Franklin directed the teen program that meant so much to Stewart and Brown. He now runs teen programs at other Seattle community centers, but he stayed in close touch with Stewart.
“Often he would tell me I was like his dad,” Franklin said. “I went to his graduations and have been involved throughout the years to guide him in the right direction and give him the resources he needed to be successful.”
Franklin said programs are only as strong as the relationships they create between kids and adults. And only as strong as the community’s commitment to giving young people what they need.
“Do you really want my son to have the same opportunities as your son?” Franklin said. “That's the question. People will say, ‘Yeah,’ but when it comes down to allocate resources, to what schools they are going to put their kids into, and providing opportunities, it doesn't really happen like that.”
Back outside the center, Elijah Brown ran into friends from the teen program. They live all over now and had returned to mourn their friend’s death.
And to be in this park, this paradox, a place where young people grow up, and where they know they could die.
That’s hard to understand for many new residents of the Columbia City area. These are people with enough money to afford the current price of housing in this rapidly gentrifying neighborhood. Elijah Brown sees them comment in the neighborhood Facebook group about the need for more police.
“When I hear somebody in the group say, ‘What’s happening to our neighborhood?’ I just want to be, ‘Don’t you think that’s what we were asking, too?’” he said.
In the Columbia City area, two homicides in one year is unusual, but violent crime is not.
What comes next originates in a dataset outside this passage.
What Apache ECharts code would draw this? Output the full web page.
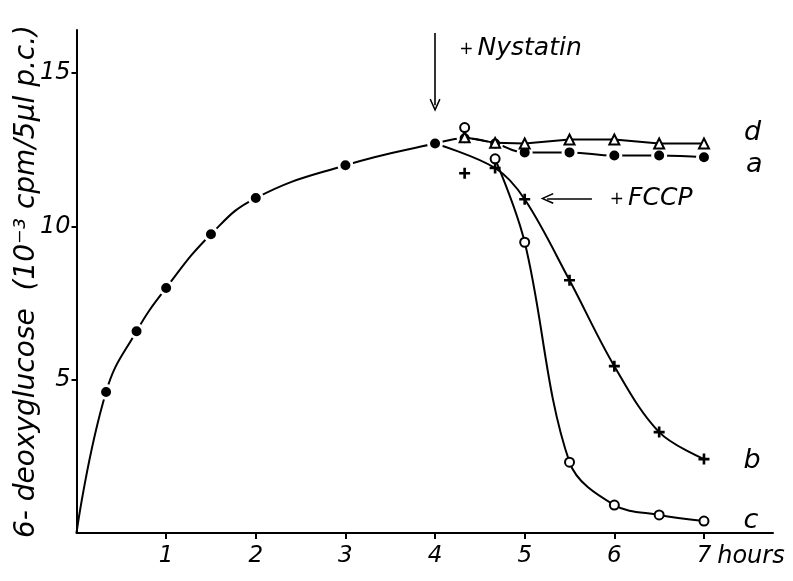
<!DOCTYPE html>
<html lang="en">
<head>
    <meta charset="UTF-8">
    <title>6-deoxyglucose uptake</title>
    <script src="https://cdn.jsdelivr.net/npm/echarts@6/dist/echarts.min.js"></script>
</head>
<body style="margin:0;background:#fff;">
<div id="chartContainer" style="width:793px;height:581px;"></div>
<script type="text/javascript">
    // readings (hours, 10^-3 cpm / 5ul p.c.)
    var curveA = [[0, 0], [0.33, 4.6], [0.67, 6.58], [1, 7.99], [1.5, 9.74], [2, 10.92], [3, 11.99], [4, 12.7],
        [4.33, 12.87], [4.67, 12.7], [5, 12.41], [5.5, 12.41], [6, 12.31], [6.5, 12.31], [7, 12.25]];
    var curveD = [[4.33, 12.9], [4.67, 12.72], [5, 12.7], [5.5, 12.83], [6, 12.83], [6.5, 12.7], [7, 12.7]];
    var curveB = [[4, 12.7], [4.67, 11.9], [5, 10.88], [5.5, 8.24], [6, 5.44], [6.5, 3.29], [7, 2.41]];
    var curveC = [[4.67, 12.2], [5, 9.48], [5.5, 2.31], [6, 0.91], [6.5, 0.59], [7, 0.39]];
    var extraB = [[4.33, 11.73]];
    var extraC = [[4.33, 13.22]];
    var xTicks = [1, 2, 3, 4, 5, 6, 7];
    var yTicks = [5, 10, 15];

    var font = 'DejaVu Sans';
    var plusPath = 'path://M3.8,0H6.2V3.8H10V6.2H6.2V10H3.8V6.2H0V3.8H3.8Z';
    var chevron = 'path://M5,0L10,9L8.8,9.6L5,2.6L1.2,9.6L0,9Z';

    // last point of each curve carries its letter
    function withEndLabel(arr, letter, dy, firstBare) {
        return arr.map(function (p, i) {
            var item = {value: p};
            if (firstBare && i === 0) item.symbol = 'none';
            if (i === arr.length - 1) {
                item.label = {
                    show: true, position: 'right', distance: 34, offset: [0, dy],
                    formatter: letter, fontFamily: font, fontStyle: 'italic', fontSize: 27, color: '#000'
                };
            }
            return item;
        });
    }

    var chartDom = document.getElementById('chartContainer');
    var myChart = echarts.init(chartDom);
    var option = {
        animation: false,
        backgroundColor: '#fff',
        grid: {left: 76.5, right: 20, top: 30, bottom: 48, outerBoundsMode: 'none'},
        xAxis: {
            type: 'value', min: 0, max: 7.77, interval: 1,
            name: 'hours', nameLocation: 'end', nameGap: -57,
            nameTextStyle: {fontFamily: font, fontStyle: 'italic', fontSize: 24, color: '#000',
                align: 'left', verticalAlign: 'top', padding: [12, 0, 0, 0]},
            axisLine: {lineStyle: {color: '#000', width: 2}},
            axisTick: {customValues: xTicks, length: 6, lineStyle: {color: '#000', width: 2}},
            axisLabel: {customValues: xTicks, margin: 12, fontFamily: font, fontStyle: 'italic', fontSize: 23, color: '#000'},
            splitLine: {show: false}
        },
        yAxis: {
            type: 'value', min: 0, max: 16.4, interval: 5,
            name: '6- deoxyglucose  (10⁻³ cpm/5µl p.c.)', nameLocation: 'middle', nameGap: 36, nameRotate: 90,
            nameMoveOverlap: false,
            nameTextStyle: {fontFamily: font, fontStyle: 'italic', fontSize: 28, color: '#000'},
            axisLine: {lineStyle: {color: '#000', width: 2}},
            axisTick: {customValues: yTicks, length: 5, lineStyle: {color: '#000', width: 2}},
            axisLabel: {customValues: yTicks, margin: 6, fontFamily: font, fontStyle: 'italic', fontSize: 24, color: '#000'},
            splitLine: {show: false}
        },
        series: [
            {
                name: 'a', type: 'line', smooth: 0.45, z: 3,
                data: withEndLabel(curveA, 'a', 8, true),
                symbol: 'circle', symbolSize: 13,
                itemStyle: {color: '#000', borderColor: '#fff', borderWidth: 3},
                lineStyle: {color: '#000', width: 2},
                markLine: {
                    silent: true, symbol: ['none', chevron], symbolSize: [11, 13],
                    lineStyle: {color: '#000', width: 1.6, type: 'solid'},
                    label: {show: false},
                    data: [
                        [{coord: [4, 16.3]}, {coord: [4, 13.95]}],
                        [{coord: [5.75, 10.91]}, {coord: [5.25, 10.91]}]
                    ]
                },
                markPoint: {
                    silent: true, symbol: 'circle', symbolSize: 0,
                    label: {show: true, position: 'right', distance: 0, color: '#000',
                        fontFamily: font, fontStyle: 'italic', fontSize: 25,
                        rich: {p: {fontFamily: font, fontSize: 17, color: '#000', padding: [2, 4, 0, 0]}}},
                    data: [
                        {coord: [4.27, 15.8], label: {formatter: '{p|+}Nystatin'}},
                        {coord: [5.95, 10.91], label: {formatter: '{p|+}FCCP'}}
                    ]
                }
            },
            {
                name: 'd', type: 'line', z: 4,
                data: withEndLabel(curveD, 'd', -10, false),
                symbol: 'triangle', symbolSize: 10,
                itemStyle: {color: '#fff', borderColor: '#000', borderWidth: 2},
                lineStyle: {color: '#000', width: 2}
            },
            {
                name: 'b', type: 'line', smooth: 0.35, z: 3,
                data: withEndLabel(curveB, 'b', 2, true),
                symbol: plusPath, symbolSize: 11,
                itemStyle: {color: '#000'},
                lineStyle: {color: '#000', width: 2}
            },
            {
                name: 'c', type: 'line', smooth: 0.35, z: 3,
                data: withEndLabel(curveC, 'c', 0, false),
                symbol: 'circle', symbolSize: 9,
                itemStyle: {color: '#fff', borderColor: '#000', borderWidth: 2},
                lineStyle: {color: '#000', width: 2}
            },
            {
                name: 'b extra', type: 'scatter', data: extraB, z: 4,
                symbol: plusPath, symbolSize: 11, itemStyle: {color: '#000', opacity: 1}
            },
            {
                name: 'c extra', type: 'scatter', data: extraC, z: 4,
                symbol: 'circle', symbolSize: 9,
                itemStyle: {color: '#fff', borderColor: '#000', borderWidth: 2, opacity: 1}
            }
        ]
    };
    option && myChart.setOption(option);
</script>
</body>
</html>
Seattle Police Department crime statistics show that in Columbia City and Genesee, violent crime was at about-average levels at the mid-year point. But according to police statistics, this year guns have been involved in those crimes at the highest rate in a decade.
In the days following the second murder, police patrolled these streets, driving past again and again. Brown said that will tamp down violence for a while.
“It’s more involvement with the youth and not just the police patrolling,” he said. “Helping them find ways to get them out the street instead of just keeping them there and just lock them up. Because that’s the easiest thing to do.”
Brown said growing up in this community center helped him learn what he’s good at and discover the world beyond this neighborhood.
He's out of work currently. Brown had worked at a soup factory before he recently hurt his back. He still comes down to the community center all the time.
“Rainier is just my favorite place,” he said. “I come here to write. It lets me continue to be who I am, and that’s why I just like this place.”